His teeth were chiseled pickets filed to points. “Just like always, I had to take things into my own hands.”

I backed up against the door. I could taste bile at the rear of my throat.

“They did the best they could, but what can you expect from a bunch of Tibetan monks?” He laughed. It sounded like a box of glass shaken, shaken, shaken.

“Petras,” I uttered. “You killed John Petras.”

“Shhh.” He brought one crooked finger up to his disfigured lips. Another step closer and I could see one of his eyes was partially swollen, his forehead a mountainous terrain of peaks and valleys.

“Why Petras?” I wanted to know. “I’ve already figured much of it out but not Petras. He was a good man. What’d he ever do to you?”

Andrew’s lower lip dropped—a grotesque expression of awe, which slowly curled into his hideous trademark grin. “You mean you two imbeciles never figured it out?”

“Figured what out?”

“You never recognized each other?” He snickered, a ticking time-bomb sound.

“What are you talking about?”

“John Petras is the reason you were on that mountain. If it wasn’t for Petras, you would have died in the desert after crawling out of that cave, and none of this would have ever happened to you. Driver finds unidentified injured man unconscious by the side of the road. Something like that, anyway. Forgive me, but I don’t remember the newspaper article verbatim.”

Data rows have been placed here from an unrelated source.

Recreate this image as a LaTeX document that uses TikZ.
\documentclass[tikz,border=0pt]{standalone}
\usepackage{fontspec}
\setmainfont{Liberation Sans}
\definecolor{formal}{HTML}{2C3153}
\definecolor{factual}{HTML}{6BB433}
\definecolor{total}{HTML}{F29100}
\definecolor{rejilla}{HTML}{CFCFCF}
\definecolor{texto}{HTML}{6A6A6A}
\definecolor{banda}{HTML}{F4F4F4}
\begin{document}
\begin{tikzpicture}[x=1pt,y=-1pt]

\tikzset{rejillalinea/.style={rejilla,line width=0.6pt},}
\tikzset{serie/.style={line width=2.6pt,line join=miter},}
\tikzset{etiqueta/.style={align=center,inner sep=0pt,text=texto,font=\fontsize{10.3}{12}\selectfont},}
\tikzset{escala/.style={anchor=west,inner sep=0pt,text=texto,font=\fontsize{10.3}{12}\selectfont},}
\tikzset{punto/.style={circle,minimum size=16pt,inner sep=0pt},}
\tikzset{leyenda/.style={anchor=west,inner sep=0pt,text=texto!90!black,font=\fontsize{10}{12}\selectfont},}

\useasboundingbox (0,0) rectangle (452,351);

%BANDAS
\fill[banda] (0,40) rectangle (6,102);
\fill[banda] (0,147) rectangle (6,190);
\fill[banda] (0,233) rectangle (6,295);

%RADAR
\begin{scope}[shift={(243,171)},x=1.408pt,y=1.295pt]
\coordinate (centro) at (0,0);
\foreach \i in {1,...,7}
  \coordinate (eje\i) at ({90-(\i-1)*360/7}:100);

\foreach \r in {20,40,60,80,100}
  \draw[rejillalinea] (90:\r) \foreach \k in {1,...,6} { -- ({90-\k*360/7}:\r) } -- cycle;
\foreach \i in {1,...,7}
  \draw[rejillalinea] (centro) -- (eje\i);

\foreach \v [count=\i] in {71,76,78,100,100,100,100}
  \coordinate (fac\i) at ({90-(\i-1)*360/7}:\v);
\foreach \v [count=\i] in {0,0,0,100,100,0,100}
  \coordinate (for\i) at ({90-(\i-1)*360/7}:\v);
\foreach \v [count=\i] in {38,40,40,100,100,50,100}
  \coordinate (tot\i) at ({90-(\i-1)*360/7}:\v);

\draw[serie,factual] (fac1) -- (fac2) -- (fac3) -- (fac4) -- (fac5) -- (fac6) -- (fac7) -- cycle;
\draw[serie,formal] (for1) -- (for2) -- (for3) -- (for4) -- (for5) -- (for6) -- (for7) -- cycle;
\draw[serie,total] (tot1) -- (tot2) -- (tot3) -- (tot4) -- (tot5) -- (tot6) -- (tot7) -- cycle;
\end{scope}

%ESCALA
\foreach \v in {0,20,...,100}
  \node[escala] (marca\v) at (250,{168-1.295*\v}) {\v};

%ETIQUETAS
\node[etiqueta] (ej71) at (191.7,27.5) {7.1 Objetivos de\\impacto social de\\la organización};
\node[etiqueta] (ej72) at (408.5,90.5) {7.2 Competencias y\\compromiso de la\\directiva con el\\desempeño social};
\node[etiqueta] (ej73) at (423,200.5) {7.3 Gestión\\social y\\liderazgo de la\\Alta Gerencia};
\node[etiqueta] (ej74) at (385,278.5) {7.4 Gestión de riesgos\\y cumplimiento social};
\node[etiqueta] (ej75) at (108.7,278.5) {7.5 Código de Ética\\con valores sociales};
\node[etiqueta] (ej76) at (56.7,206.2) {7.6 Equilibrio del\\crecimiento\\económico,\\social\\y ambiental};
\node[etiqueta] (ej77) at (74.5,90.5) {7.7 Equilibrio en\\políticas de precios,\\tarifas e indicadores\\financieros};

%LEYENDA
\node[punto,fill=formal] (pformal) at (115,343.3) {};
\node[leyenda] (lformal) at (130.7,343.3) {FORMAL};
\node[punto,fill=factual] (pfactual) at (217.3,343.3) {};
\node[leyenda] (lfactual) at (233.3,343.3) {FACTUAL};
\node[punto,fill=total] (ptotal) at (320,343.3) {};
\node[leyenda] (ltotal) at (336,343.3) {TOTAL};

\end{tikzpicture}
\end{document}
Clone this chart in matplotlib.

“Petras … Petras was the one who … who found me …?”

“I guess I can understand how you two never put it together. After all, it was quite a while ago. You were going through your longhair stage, too, if I remember correctly.”

I couldn’t respond. My mind was reeling.

“See, it was John Petras’s own fault for stepping in and redirecting

fate. Set all the other wheels into motion.”

“You son of—”

“Save it,” Andrew growled. “So now he’s dead—just one more person you’re responsible for killing. You’re a dangerous man, Timothy Overleigh. You need to be stopped. For good.”

Moonlight gleamed to my right. I glanced over and saw Petras’s pearl-handled hunting knife on the credenza.

Andrew took one final step toward me. I heard the click of a gun’s hammer being pulled back. “I’ve waited a long time for this. Good-bye, motherfucker.”

“Yes,” I said. “Good-bye.”

I grabbed the knife off the credenza and, like a bull in a ring, charged Andrew. I heard a deafening, bone-quaking pop ring out, saw the fiery muzzle flash … Then, an instant later, I collided with Andrew, driving the blade of Petras’s hunting knife straight into his chest.

Andrew cried out and dropped the gun. My momentum propelled us clear across the room. Andrew scrambled to grab hold of the curtains; he pulled one from its rod as we shot out onto the balcony. My hand still wrapped around the hilt of the knife, I drove us across the balcony where we broke through the railing and fell over the edge.

The fall lasted only a second, but the blackness that followed could have been an eternity.